How to Claim Input Tax Credit (ITC) in GST Return Filing
- LaxmiKant Palla
- Aug 23, 2025
- 2 min read

The Goods and Services Tax (GST) has simplified India’s indirect tax structure. One of its most valuable features for businesses is the ability to claim Input Tax Credit in GST. ITC allows businesses to reduce their tax liability by claiming the taxes already paid on purchases, ensuring that tax is levied only on the value addition at each stage. Properly claiming ITC not only improves cash flow but also prevents double taxation.
What is Input Tax Credit in GST?
Input Tax Credit means the credit businesses receive for the tax paid on purchases of goods or services used in the course of business. For example, if a manufacturer buys raw materials worth ₹1,00,000 and pays 18% GST (₹18,000), and later sells the finished product for ₹2,00,000 charging ₹36,000 as GST, the manufacturer can claim ITC of ₹18,000 and pay only the balance ₹18,000 to the government.

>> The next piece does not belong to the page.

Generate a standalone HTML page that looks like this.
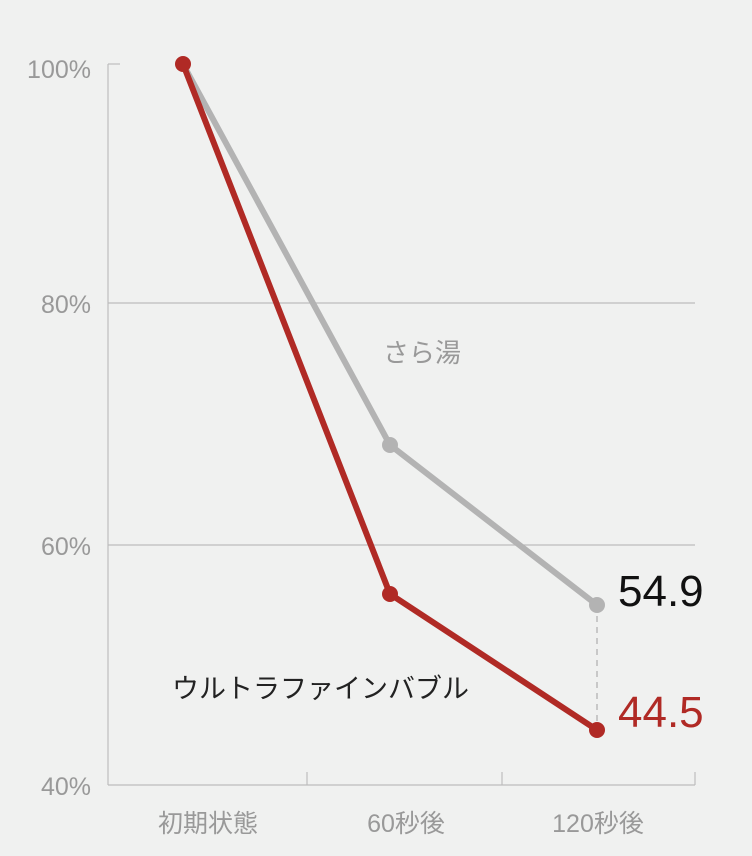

This mechanism ensures that tax is collected only on the final value addition.
Conditions for Claiming ITC
To claim Input Tax Credit in GST, businesses must meet a few conditions:
They should be registered under GST.
They must possess a valid tax invoice from the supplier.
Goods or services should be received.
The supplier must have filed GSTR-1, and the invoice should reflect in the buyer’s GSTR-2B.
How to Claim ITC in GST Return Filing
The process of claiming ITC happens mainly through GSTR-3B filing. When businesses file their returns, they declare the input tax credit available, which gets adjusted against their tax liability. The invoices uploaded by suppliers in GSTR-1 flow automatically into the recipient’s GSTR-2B, making the process transparent.
For instance, a digital marketing agency in Delhi pays GST on office rent, laptops, and software subscriptions. When filing its monthly GSTR-3B, the agency claims ITC for all these expenses, reducing its overall GST liability.
Another important point is that ITC cannot be claimed on certain expenses such as personal use goods, motor vehicles (with exceptions), and employee-related benefits like canteen services, unless specifically allowed.
Real-Life Example of ITC Claim
Consider a garments wholesaler in Jaipur. He purchases fabric worth ₹5,00,000 and pays 12% GST (₹60,000). Later, he sells finished garments for ₹8,00,000 and charges 12% GST (₹96,000). While filing his GST return, he claims ITC of ₹60,000 on purchases and pays only the balance ₹36,000 to the government. This not only saves working capital but also ensures that tax is levied fairly on the value he has added.
Importance of Timely ITC Claim
Delayed GST return filing can block ITC claims. If invoices are not reconciled within the financial year, businesses may lose the right to claim credit. Many SMEs face cash flow issues simply because they miss reconciling their purchase invoices with the supplier’s filings.
By maintaining accurate records, reconciling invoices monthly, and filing returns on time, businesses can maximize the benefits of ITC and reduce compliance risks.
Conclusion
The system of Input Tax Credit in GST is designed to ensure transparency and fairness in taxation. By understanding the process and filing returns correctly, businesses can significantly lower their tax liability and maintain healthier cash flows. Real-time reconciliation and timely compliance are the keys to making the most out of ITC in GST return filing.